Versions specialized for Lua and C are available; these also handle block comments and classify keywords as 'keyword' tokens. For example:
> s = 'for i=1,n do' > for t,v in lexer.lua(s) do print(t,v) end keyword for iden i = = number 1 , , iden n keyword do
Based on pl.lexer from Penlight
Functions
| scan (s, matches, filter, options) | create a plain token iterator from a string or file-like object. |
| getline (tok) | get everything in a stream upto a newline. |
| lineno (tok) | get current line number. |
| get_keywords () | get the Lua keywords as a set-like table. |
| lua (s, filter, options) | create a Lua token iterator from a string or file-like object. |
| cpp (s, filter, options) | create a C/C++ token iterator from a string or file-like object. |
| get_separated_list (tok, endtoken, delim) | get a list of parameters separated by a delimiter from a stream. |
| skipws (tok) | get the next non-space token from the stream. |
| expecting (tok, expected_type, no_skip_ws) | get the next token, which must be of the expected type. |
Functions
- scan (s, matches, filter, options)
-
create a plain token iterator from a string or file-like object.
Parameters:
- s the string
- matches an optional match table (set of pattern-action pairs)
- filter a table of token types to exclude, by default {space=true}
- options a table of options; by default, {number=true,string=true}, which means convert numbers and strip string quotes.
- getline (tok)
-
get everything in a stream upto a newline.
Parameters:
- tok a token stream
Returns:
-
a string
- lineno (tok)
-
get current line number.
Only available if the input source is a file-like object.Parameters:
- tok a token stream
Returns:
-
the line number and current column
- get_keywords ()
-
get the Lua keywords as a set-like table.
So
res["and"]etc would betrue.Returns:
-
a table
- lua (s, filter, options)
-
create a Lua token iterator from a string or file-like object.

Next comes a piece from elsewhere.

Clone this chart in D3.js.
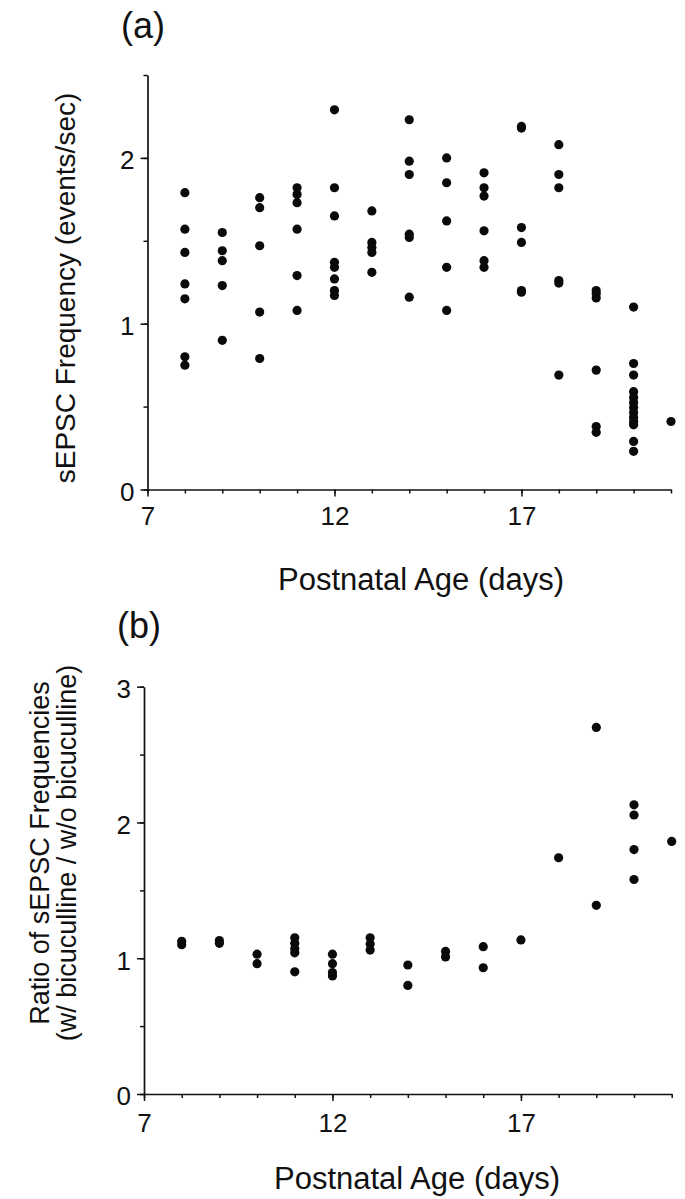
<!DOCTYPE html>
<html>
<head>
<meta charset="utf-8">
<script src="https://cdn.jsdelivr.net/npm/d3@7"></script>
<style>
  html, body { margin: 0; padding: 0; background: #fff; }
  svg { display: block; }
  text { font-family: "Liberation Sans", Arial, Helvetica, sans-serif; fill: #111; }
</style>
</head>
<body>
<svg id="chart" width="685" height="1199"></svg>
<script>
// ---------- DATA ----------
// Panel (a): sEPSC frequency (events/sec) by postnatal day
const daysA = [8, 9, 10, 11, 12, 13, 14, 15, 16, 17, 18, 19, 20, 21];
const freqA = [
  [1.79, 1.57, 1.43, 1.24, 1.15, 0.80, 0.75],
  [1.55, 1.44, 1.38, 1.23, 0.90],
  [1.76, 1.70, 1.47, 1.07, 0.79],
  [1.82, 1.78, 1.73, 1.57, 1.29, 1.08],
  [2.29, 1.82, 1.65, 1.37, 1.34, 1.27, 1.20, 1.17],
  [1.68, 1.49, 1.46, 1.43, 1.31],
  [2.23, 1.98, 1.90, 1.54, 1.52, 1.16],
  [2.00, 1.85, 1.62, 1.34, 1.08],
  [1.91, 1.82, 1.77, 1.56, 1.38, 1.34],
  [2.19, 2.18, 1.58, 1.49, 1.20, 1.19],
  [2.08, 1.90, 1.82, 1.26, 1.245, 0.69],
  [1.20, 1.18, 1.155, 0.72, 0.38, 0.345],
  [1.10, 0.76, 0.69, 0.59, 0.555, 0.525, 0.495, 0.465, 0.435, 0.41, 0.39, 0.29, 0.23],
  [0.41]
];
// Panel (b): ratio of sEPSC frequencies (w/ bicuculline / w/o bicuculline)
const daysB = [8, 9, 10, 11, 12, 13, 14, 15, 16, 17, 18, 19, 20, 21];
const ratioB = [
  [1.125, 1.10],
  [1.13, 1.11],
  [1.03, 0.96],
  [1.15, 1.11, 1.07, 1.04, 0.90],
  [1.03, 0.96, 0.895, 0.87],
  [1.15, 1.105, 1.06],
  [0.95, 0.80],
  [1.05, 1.01],
  [1.085, 0.93],
  [1.135],
  [1.74],
  [2.70, 1.39],
  [2.13, 2.055, 1.80, 1.58],
  [1.86]
];
const xTickLabels = [7, 12, 17];
const yTickLabelsA = [0, 1, 2];
const yTickLabelsB = [0, 1, 2, 3];
const panelLabels = ["(a)", "(b)"];
const xTitle = "Postnatal Age (days)";
const yTitleA = ["sEPSC Frequency (events/sec)"];
const yTitleB = ["Ratio of sEPSC Frequencies", "(w/ bicuculline / w/o bicuculline)"];

// ---------- DRAW ----------
const svg = d3.select("#chart");
svg.append("rect").attr("width", 685).attr("height", 1199).attr("fill", "#fff");

function flatten(days, vals) {
  const out = [];
  days.forEach((d, i) => vals[i].forEach(v => out.push({ day: d, v })));
  return out;
}

function panel(cfg) {
  const g = svg.append("g");
  const x = d3.scaleLinear().domain([7, 21]).range(cfg.xRange);
  const y = d3.scaleLinear().domain([0, cfg.yMax]).range(cfg.yRange);
  const y0 = cfg.yRange[0];
  const x0 = cfg.xRange[0];

  // x axis: minor ticks every day
  g.append("g").attr("transform", `translate(0,${y0})`)
    .call(d3.axisBottom(x).tickValues(d3.range(7, 22)).tickSize(4).tickSizeOuter(0).tickFormat(""));
  // x axis: major ticks with labels
  const xMajor = g.append("g").attr("transform", `translate(0,${y0})`)
    .call(d3.axisBottom(x).tickValues(xTickLabels).tickSize(7).tickSizeOuter(0).tickPadding(cfg.xPad).tickFormat(d3.format("d")));
  xMajor.select(".domain").remove();

  // y axis minor
  g.append("g").attr("transform", `translate(${x0},0)`)
    .call(d3.axisLeft(y).tickValues(d3.range(0, cfg.yMax + 0.001, 0.5)).tickSize(4).tickSizeOuter(0).tickFormat(""));
  const yMajor = g.append("g").attr("transform", `translate(${x0},0)`)
    .call(d3.axisLeft(y).tickValues(cfg.yTicks).tickSize(7).tickSizeOuter(0).tickPadding(6).tickFormat(d3.format("d")));
  yMajor.select(".domain").remove();

  g.selectAll(".domain").attr("stroke", "#111").attr("stroke-width", 1.7);
  g.selectAll(".tick line").attr("stroke", "#111").attr("stroke-width", 1.5);
  g.selectAll(".tick text").attr("font-size", 26).attr("fill", "#111")
    .style("font-family", '"Liberation Sans", Arial, Helvetica, sans-serif');
  yMajor.selectAll(".tick text").attr("dy", "0.42em");

  // points
  g.append("g").selectAll("circle")
    .data(flatten(cfg.days, cfg.vals))
    .join("circle")
    .attr("cx", d => x(d.day))
    .attr("cy", d => y(d.v))
    .attr("r", 4.6)
    .attr("fill", "#0a0a0a");

  // panel label
  g.append("text").attr("x", cfg.labelX).attr("y", cfg.labelY)
    .attr("font-size", 36).text(cfg.label);

  // x title
  g.append("text").attr("x", cfg.xTitleX).attr("y", cfg.xTitleY)
    .attr("text-anchor", "middle").attr("font-size", 31).text(xTitle);

  // y title
  const yt = g.append("text").attr("transform", `translate(0,${cfg.yTitleY}) rotate(-90)`)
    .attr("text-anchor", "middle").attr("font-size", cfg.yTitleSize);
  cfg.yTitle.forEach((t, i) => {
    yt.append("tspan").attr("x", 0).attr("y", cfg.yTitleX[i]).text(t);
  });
}

panel({
  days: daysA, vals: freqA, yMax: 2.5, yTicks: yTickLabelsA,
  xRange: [147.5, 671], yRange: [489.5, 75], xPad: 10,
  label: panelLabels[0], labelX: 121, labelY: 38,
  xTitleX: 421, xTitleY: 590,
  yTitle: yTitleA, yTitleX: [75], yTitleY: 288, yTitleSize: 28
});

panel({
  days: daysB, vals: ratioB, yMax: 3, yTicks: yTickLabelsB,
  xRange: [144, 671.7], yRange: [1094, 686.7], xPad: 13,
  label: panelLabels[1], labelX: 117, labelY: 638,
  xTitleX: 417, xTitleY: 1189,
  yTitle: yTitleB, yTitleX: [49, 76], yTitleY: 853, yTitleSize: 27
});
</script>
</body>
</html>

Will return the token type and value.
Parameters:
- s the string
- filter a table of token types to exclude, by default {space=true,comments=true}
- options a table of options; by default, {number=true,string=true}, which means convert numbers and strip string quotes.
- cpp (s, filter, options)
-
create a C/C++ token iterator from a string or file-like object.

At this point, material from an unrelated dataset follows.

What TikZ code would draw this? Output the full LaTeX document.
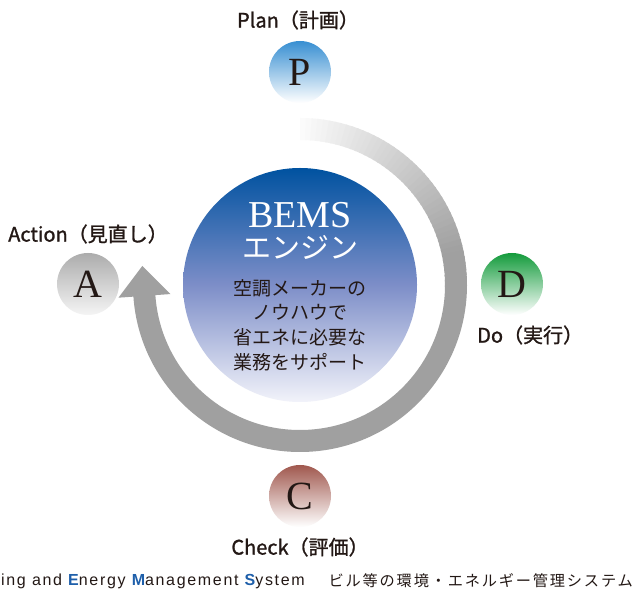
\documentclass[tikz,border=0pt]{standalone}
\usepackage{fontspec}
\setmainfont{Liberation Serif}
\newfontfamily\jpfont{Noto Sans CJK JP}
\newfontfamily\jplabelfont[FakeBold=1.2]{Noto Sans CJK JP}
\newfontfamily\jpspaced[LetterSpace=12]{Noto Sans CJK JP}
\newfontfamily\latspaced[LetterSpace=10.5]{Liberation Sans}
\definecolor{ink}{HTML}{231815}
\definecolor{ringgray}{RGB}{160,160,160}
\definecolor{coretop}{RGB}{0,82,160}
\definecolor{coremid}{RGB}{125,142,200}
\definecolor{corebot}{RGB}{242,243,250}
\definecolor{ptop}{RGB}{56,143,210}
\definecolor{atop}{RGB}{172,172,172}
\definecolor{dtop}{RGB}{20,155,60}
\definecolor{ctop}{RGB}{160,88,78}
\definecolor{bemsblue}{RGB}{30,95,170}
\begin{document}
\begin{tikzpicture}[x=1pt,y=1pt,
  pdcacircle/.style={circle, minimum size=62pt, inner sep=0pt, text=ink,
    font=\fontsize{40}{40}\selectfont, bottom color=white},
  steplabel/.style={text=ink, font=\jplabelfont\fontsize{20}{24}\selectfont, inner sep=0pt},
  bottomtext/.style={inner sep=0pt, text=ink}
]
\useasboundingbox (0,0) rectangle (634,594);
\fill[white] (0,0) rectangle (634,594);

% cycle ring with gradient
\begin{scope}[shift={(300,309)}]
  \foreach \a in {90,88,...,2} {
    \pgfmathsetmacro{\p}{min(100,4+(90-\a)*1.25)}
    \pgfmathsetmacro{\b}{\a-2.6}
    \fill[ringgray!\p!white] (\a:167) arc[start angle=\a, end angle=\b, radius=167]
      -- (\b:145) arc[start angle=\b, end angle=\a, radius=145] -- cycle;
  }
  \coordinate (tip) at (-157.7,19.0);
  \fill[ringgray] (0:167) arc[start angle=0, end angle=-176, radius=167]
    -- (-176:182) -- (tip) -- (-176:130) -- (-176:145)
    arc[start angle=-176, end angle=0, radius=145] -- cycle;
\end{scope}

% core
\node (core) [circle, minimum size=234pt, inner sep=0pt,
  top color=coretop, bottom color=corebot, middle color=coremid] at (300,309) {};
\node (bems) [text=white, font=\fontsize{38}{38}\selectfont, inner sep=0pt] at (300,379) {BEMS};
\node (engine) [text=white, font=\jpfont\fontsize{29}{29}\selectfont, inner sep=0pt] at (300,347) {エンジン};
\node (desc) [text=ink, font=\jpfont\fontsize{19}{24.7}\selectfont, align=center, inner sep=0pt]
  at (300,269) {空調メーカーの\\ノウハウで\\省エネに必要な\\業務をサポート};

% PDCA circles
\node (P) [pdcacircle, top color=ptop] at (300,522) {P};
\node (A) [pdcacircle, top color=atop, bottom color=black!4] at (88,310) {A};
\node (D) [pdcacircle, top color=dtop] at (512,310) {D};
\node (C) [pdcacircle, top color=ctop] at (300,98) {C};

% labels
\node (planlbl) [steplabel] at (298,574) {Plan（計画）};
\node (actlbl) [steplabel] at (88,360) {Action（見直し）};
\node (dolbl) [steplabel, anchor=west] at (477,259) {Do（実行）};
\node (chklbl) [steplabel] at (300,47) {Check（評価）};

% bottom line
\node (bottomen) [bottomtext, anchor=west, font=\latspaced\fontsize{16}{18}\selectfont] at (1,13)
  {ing and \textcolor{bemsblue}{\bfseries E}nergy \textcolor{bemsblue}{\bfseries M}anagement \textcolor{bemsblue}{\bfseries S}ystem};
\node (bottomjp) [bottomtext, anchor=east, font=\jpspaced\fontsize{15.2}{18}\selectfont] at (633,13)
  {ビル等の環境・エネルギー管理システム};
\end{tikzpicture}
\end{document}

Will return the token type type and value.
Parameters:
- s the string
- filter a table of token types to exclude, by default {space=true,comments=true}
- options a table of options; by default, {number=true,string=true}, which means convert numbers and strip string quotes.
- get_separated_list (tok, endtoken, delim)
-
get a list of parameters separated by a delimiter from a stream.
Parameters:
- tok the token stream
- endtoken end of list (default ')'). Can be '\n'
- delim separator (default ',')
Returns:
-
a list of token lists.
- skipws (tok)
-
get the next non-space token from the stream.
Parameters:
- tok the token stream.
- expecting (tok, expected_type, no_skip_ws)
-
get the next token, which must be of the expected type.
Throws an error if this type does not match!
Parameters:
- tok the token stream
- expected_type the token type
- no_skip_ws whether we should skip whitespace